As is the case with Prozac, walnuts’ potential antidepressant effect pertains to serotonin, the important brain chemical that controls both your moods and your appetite. Like Prozac and other selective serotonin reuptake inhibitor drugs (SSRIs), walnuts may influence the human brain’s serotonin levels, according to Professor James Duke’s book “Anti-Aging Prescriptions.” That means that you may be able to relieve the disorders commonly treated with antidepressant drugs — insomnia, depression, overeating and other compulsive behavior — without the dangerous side effects. Walnuts aren’t the only nut with mood-boosting omega-3s, either. Flax seeds are also an excellent source for omega-3s, making them a viable source for those who don’t like to eat fish, the most common source of omega-3s.

peanuts2But then, whatever kind of nut you want to take, may it be walnuts, pumpkin seeds and sunflower seeds, cashews, almonds, pecans and peanuts, each can improve your mental health in its own way. Cashews are high in magnesium, which can “open up” the blood vessels in your body, including those in your brain. When more oxygen-rich blood nourishes your brain, like any organ, it operates better. By providing your body with phenylalanine, adding almonds to your diet can do wonders for your mental and neurological health. According to “Off the Shelf Natural Health: How to Use Herbs and Nutrients to Stay Well” author Mark Mayell, phenylalanine has the rare ability to cross the blood-brain barrier, where it then stimulates your brain to produce “the natural pain-killing and mood-boosting neurotransmitters dopamine, adrenaline and noradrenaline.” Accordingly, phenylalanine-rich almonds can drastically reduce the symptoms of Parkinson’s Disease, a neurological disorder that is always debilitating and often eventually deadly. Additionally, almonds are high in riboflavin, which may boost your memory. Peanuts and pecans provide another important nutrient for optimal brain function, choline. According to “Permanent Remissions” by Robert Haas, choline aids in both memory and brain development.

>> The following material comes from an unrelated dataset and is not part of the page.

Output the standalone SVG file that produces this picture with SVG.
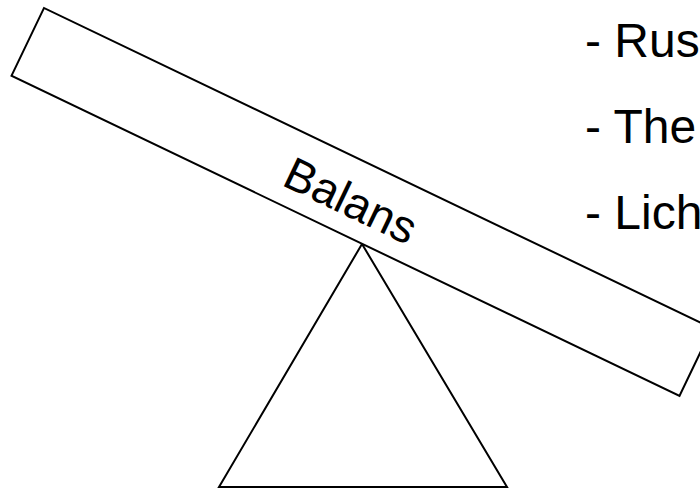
<svg xmlns="http://www.w3.org/2000/svg" width="700" height="489" viewBox="0 0 700 489">
  <style>
    .shape { fill: #ffffff; stroke: #000000; stroke-width: 2; stroke-linejoin: miter; }
    .label { font-family: "Liberation Sans", Arial, sans-serif; fill: #000000; }
  </style>
  <rect x="0" y="0" width="700" height="489" fill="#ffffff"/>
  <g id="fulcrum">
    <polygon class="shape" points="362,244 219,487 507,487"/>
  </g>
  <g id="plank" transform="translate(44,8) rotate(25.6)">
    <rect class="shape" x="0" y="0" width="740.7" height="75.2"/>
    <text class="label" x="360" y="57" font-size="46" text-anchor="middle">Balans</text>
  </g>
  <g id="list">
    <text class="label" x="585" y="57" font-size="48">- Rust</text>
    <text class="label" x="585" y="143" font-size="48">- The</text>
    <text class="label" x="585" y="229" font-size="48">- Lich</text>
  </g>
  <g id="connectors"></g>
</svg>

When you look at our history as a species, the knowledge that some seeds and nuts may enhance brainpower and moods makes perfect sense. As “Origin Diet” author Elizabeth Somer writes, seeds and nuts were an essential part of our ancestors’ diets: “Up to 65 percent of our original diets were fresh fruits and vegetables, nuts, seeds, and other plants. Our ancient ancestors ate pounds of produce every day. The other 35 percent came from wild game, low in saturated fats and rich in polyunsaturated fats called the omega-3 fatty acids.

Hundreds of studies spanning decades of research show that diets based on these foods are also the ones that lower disease risk, prevent obesity, boost energy and mood, improve mental function, and slow aging.” Seeds and nuts are essential to a healthy, well-functioning brain and, if they’re high in omega-3, essential to the brain development of an unborn fetus and growing child. It is worth your efforts to make them part of your diet, and that of your family.

In this world of science, we are bombarded of many different kinds of medicines from intakes of processed supplements to complex ways of aiding diseases, we need more of natural, alternative ways to provide our daily needs. And this is a breakthrough of science, though very simple yet we naively recognize that what we need is already given to us.